Description of the task
Find every line in the records that holds the string "this". Copy each one.
──────── The input ────────
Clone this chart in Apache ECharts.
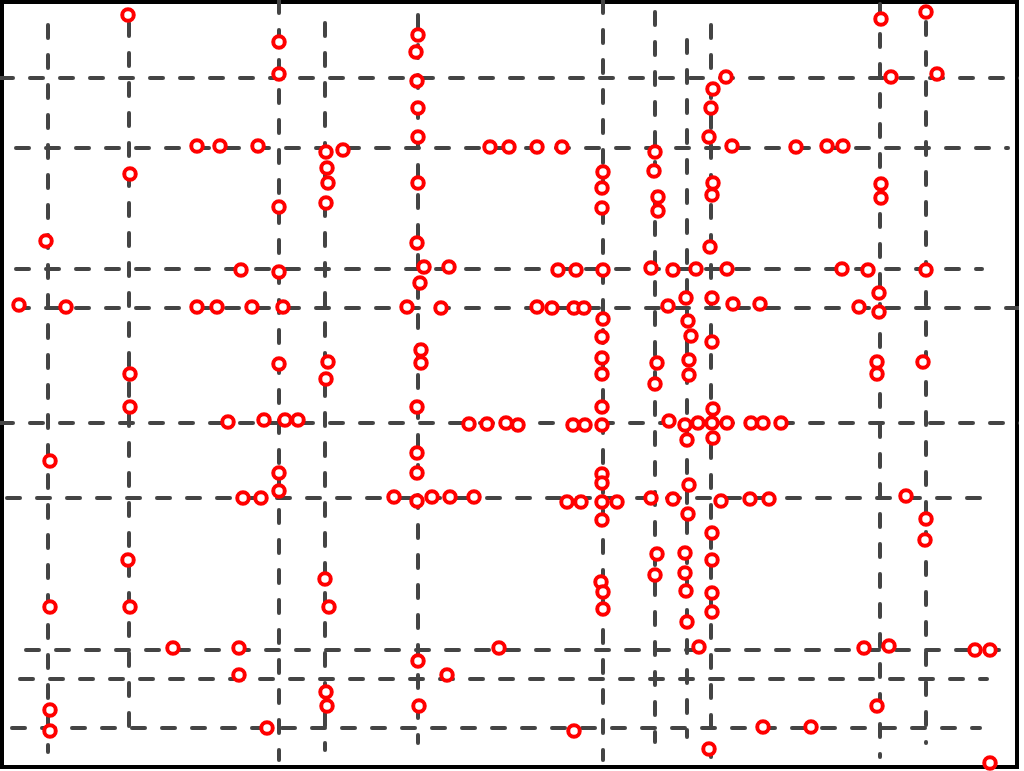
<!DOCTYPE html>
<html>
<head>
<meta charset="utf-8">
<script src="https://cdn.jsdelivr.net/npm/echarts@6/dist/echarts.min.js"></script>
<style>
  html, body { margin: 0; padding: 0; background: #fff; }
  #chart { width: 1024px; height: 771px; }
</style>
</head>
<body>
<div id="chart"></div>
<script>
// vertical streets: x position and y extent
const streetX = [48, 129, 279, 325, 418, 603, 655, 687, 711, 880, 926];
const streetXFrom = [25, 23, 0, 23, 15, 0, 12, 40, 25, 4, 22];
const streetXTo = [752, 740, 760, 750, 743, 760, 742, 737, 757, 757, 743];

// horizontal streets: y position and x extent
const streetY = [78, 148, 269, 308, 423, 498, 650, 679, 728];
const streetYFrom = [0, 16, 16, 16, 0, 7, 26, 20, 12];
const streetYTo = [1024, 1008, 982, 1024, 1024, 992, 1010, 987, 980];

// observed locations
const pointX = [
    128, 279, 279, 197, 220, 258, 326, 343, 130, 327, 328, 279, 326, 46,
    418, 416, 417, 418, 418, 490, 509, 537, 562, 418, 417, 603, 602, 602, 655, 654, 658, 658,
    881, 926, 726, 713, 711, 709, 732, 796, 827, 843, 891, 937, 713, 712, 881, 881, 710,
    241, 279, 19, 66, 197, 217, 252, 283, 279, 328, 326, 130, 130, 228, 264, 285, 298, 50, 279, 279, 243, 261,
    424, 449, 420, 407, 441, 537, 552, 574, 584, 558, 576, 603, 651, 673, 686, 668, 603, 602, 602, 602,
    421, 421, 657, 655, 688, 691, 689, 689, 417, 602, 469, 487, 506, 518, 573, 585, 602, 669, 685, 687,
    417, 417, 394, 417, 432, 450, 474, 567, 581, 602, 617, 602, 602, 651, 673, 689, 602,
    696, 727, 842, 868, 926, 712, 733, 760, 859, 879, 879, 712, 877, 877, 923, 713, 698, 712, 727, 751,
    763, 781, 713, 721, 750, 769, 906, 688, 926,
    128, 50, 130, 325, 329, 173, 239, 239, 50, 50, 326, 327, 267,
    657, 655, 685, 685, 686, 687, 601, 603, 603, 499, 418, 447, 419, 574,
    712, 712, 712, 712, 699, 864, 889, 975, 990, 925, 877, 763, 811, 709, 990
];
const pointY = [
    15, 42, 74, 146, 146, 146, 152, 150, 174, 168, 183, 207, 203, 241,
    35, 52, 81, 108, 137, 147, 147, 147, 147, 183, 243, 172, 188, 208, 152, 171, 197, 211,
    19, 12, 77, 89, 108, 137, 146, 147, 146, 146, 77, 74, 183, 195, 184, 198, 247,
    270, 272, 305, 307, 307, 307, 307, 307, 364, 362, 379, 374, 407, 422, 420, 420, 420, 461, 473, 491, 498, 498,
    267, 267, 283, 307, 308, 307, 308, 308, 308, 270, 270, 270, 268, 270, 298, 306, 319, 337, 358, 374,
    350, 363, 363, 384, 321, 336, 360, 375, 407, 407, 424, 424, 423, 425, 425, 425, 425, 421, 425, 440,
    453, 473, 497, 501, 497, 497, 497, 502, 502, 502, 502, 474, 483, 498, 499, 485, 520,
    269, 269, 269, 270, 270, 298, 304, 304, 307, 293, 312, 342, 362, 374, 362, 409, 423, 423, 423, 423,
    423, 423, 438, 501, 499, 499, 496, 514, 519,
    560, 607, 607, 579, 607, 648, 648, 675, 710, 731, 692, 706, 728,
    554, 575, 553, 573, 591, 622, 582, 592, 609, 648, 661, 675, 706, 731,
    533, 560, 593, 612, 647, 648, 646, 650, 650, 540, 706, 727, 727, 749, 763
];

const chartDom = document.getElementById('chart');
const myChart = echarts.init(chartDom, null, { renderer: 'canvas' });

const streetStyle = {
    color: '#444444',
    width: 4,
    type: [13, 17],
    cap: 'round',
};

const series = [];
for (let i = 0; i < streetX.length; i++) {
    series.push({
        type: 'line',
        symbol: 'none',
        silent: true,
        lineStyle: streetStyle,
        data: [[streetX[i], streetXFrom[i]], [streetX[i], streetXTo[i]]],
        z: 1,
    });
}
for (let i = 0; i < streetY.length; i++) {
    series.push({
        type: 'line',
        symbol: 'none',
        silent: true,
        lineStyle: streetStyle,
        data: [[streetYFrom[i], streetY[i]], [streetYTo[i], streetY[i]]],
        z: 1,
    });
}
series.push({
    type: 'scatter',
    symbol: 'circle',
    symbolSize: 11.5,
    itemStyle: {
        color: '#ffffff',
        borderColor: '#ff0000',
        borderWidth: 4,
        opacity: 1,
    },
    data: pointX.map((x, i) => [x, pointY[i]]),
    z: 3,
});

const option = {
    backgroundColor: '#fff',
    animation: false,
    grid: {
        left: 2,
        top: 2,
        right: 7,
        bottom: 4,
        show: true,
        borderColor: '#000',
        borderWidth: 4,
        backgroundColor: '#fff',
    },
    xAxis: {
        type: 'value',
        min: 2,
        max: 1017,
        show: false,
    },
    yAxis: {
        type: 'value',
        min: 2,
        max: 767,
        inverse: true,
        show: false,
    },
    series,
};
myChart.setOption(option);
</script>
</body>
</html>
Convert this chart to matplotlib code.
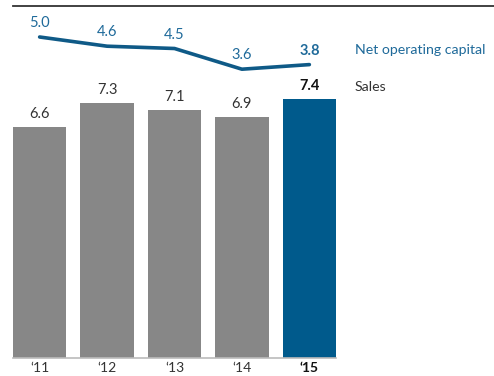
import matplotlib
matplotlib.use("Agg")
import matplotlib.pyplot as plt
from matplotlib.lines import Line2D

# ---------- data ----------
years = ["\u201811", "\u201812", "\u201813", "\u201814", "\u201815"]
sales = [6.6, 7.3, 7.1, 6.9, 7.4]
net_operating_capital = [5.0, 4.6, 4.5, 3.6, 3.8]

COLOR_GREY = "#878787"
COLOR_BLUE = "#005a8c"
COLOR_LINE = "#0f5a87"
COLOR_TEXT_BLUE = "#1f6a9a"
COLOR_TEXT = "#333333"

plt.rcParams["font.family"] = ["Lato", "DejaVu Sans"]

W, H = 494, 376
fig = plt.figure(figsize=(W / 100, H / 100), dpi=100)

# axes spans the bar area in pixels
x0, x1 = 13, 336
y_top, y_base = 6, 358
ax = fig.add_axes([x0 / W, (H - y_base) / H, (x1 - x0) / W, (y_base - y_top) / H])

xs = list(range(len(years)))
bw = 0.79
colors = [COLOR_GREY] * (len(years) - 1) + [COLOR_BLUE]
ax.bar(xs, sales, width=bw, color=colors, zorder=2)
ax.set_xlim(-bw / 2, len(years) - 1 + bw / 2)
ax.set_ylim(0, (y_base - y_top) / 35.0)

for i, v in enumerate(sales):
    last = i == len(sales) - 1
    ax.annotate(f"{v:.1f}", (i, v), xytext=(0, 4), textcoords="offset points",
                ha="center", va="bottom", fontsize=10.5,
                color="#111111" if last else COLOR_TEXT,
                fontweight="bold" if last else "normal")

# baseline
ax.axhline(0, color="#bbbbbb", lw=1.2, zorder=3, clip_on=False)

ax.set_xticks(xs)
ax.set_xticklabels(years, fontsize=10, color=COLOR_TEXT)
ax.get_xticklabels()[-1].set_fontweight("bold")
ax.get_xticklabels()[-1].set_color("#111111")
ax.tick_params(axis="x", length=0, pad=3)
ax.set_yticks([])
for s in ax.spines.values():
    s.set_visible(False)

# line on its own scale
ax2 = ax.twinx()
ax2.set_ylim(5.0 - (y_base - 37) / 23.0, 5.0 + (37 - y_top) / 23.0)
ax2.plot(xs, net_operating_capital, color=COLOR_LINE, lw=2.6, solid_capstyle="round", zorder=4)
for i, v in enumerate(net_operating_capital):
    last = i == len(net_operating_capital) - 1
    ax2.annotate(f"{v:.1f}", (i, v), xytext=(0, 5), textcoords="offset points",
                 ha="center", va="bottom", fontsize=10.5, color=COLOR_TEXT_BLUE,
                 fontweight="bold" if last else "normal")
ax2.set_yticks([])
for s in ax2.spines.values():
    s.set_visible(False)

# top rule
fig.add_artist(Line2D([x0 / W, 1.0], [(H - y_top) / H] * 2, color="#333333", lw=1.3))

# series labels
fig.text(355 / W, (H - 50) / H, "Net operating capital", fontsize=10.2,
         color=COLOR_TEXT_BLUE, ha="left", va="center")
fig.text(355 / W, (H - 87) / H, "Sales", fontsize=10.2,
         color=COLOR_TEXT, ha="left", va="center")

fig.savefig("out.png", dpi=100)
────────
Final result
Clone this chart in Apache ECharts.
Convert this chart to matplotlib code.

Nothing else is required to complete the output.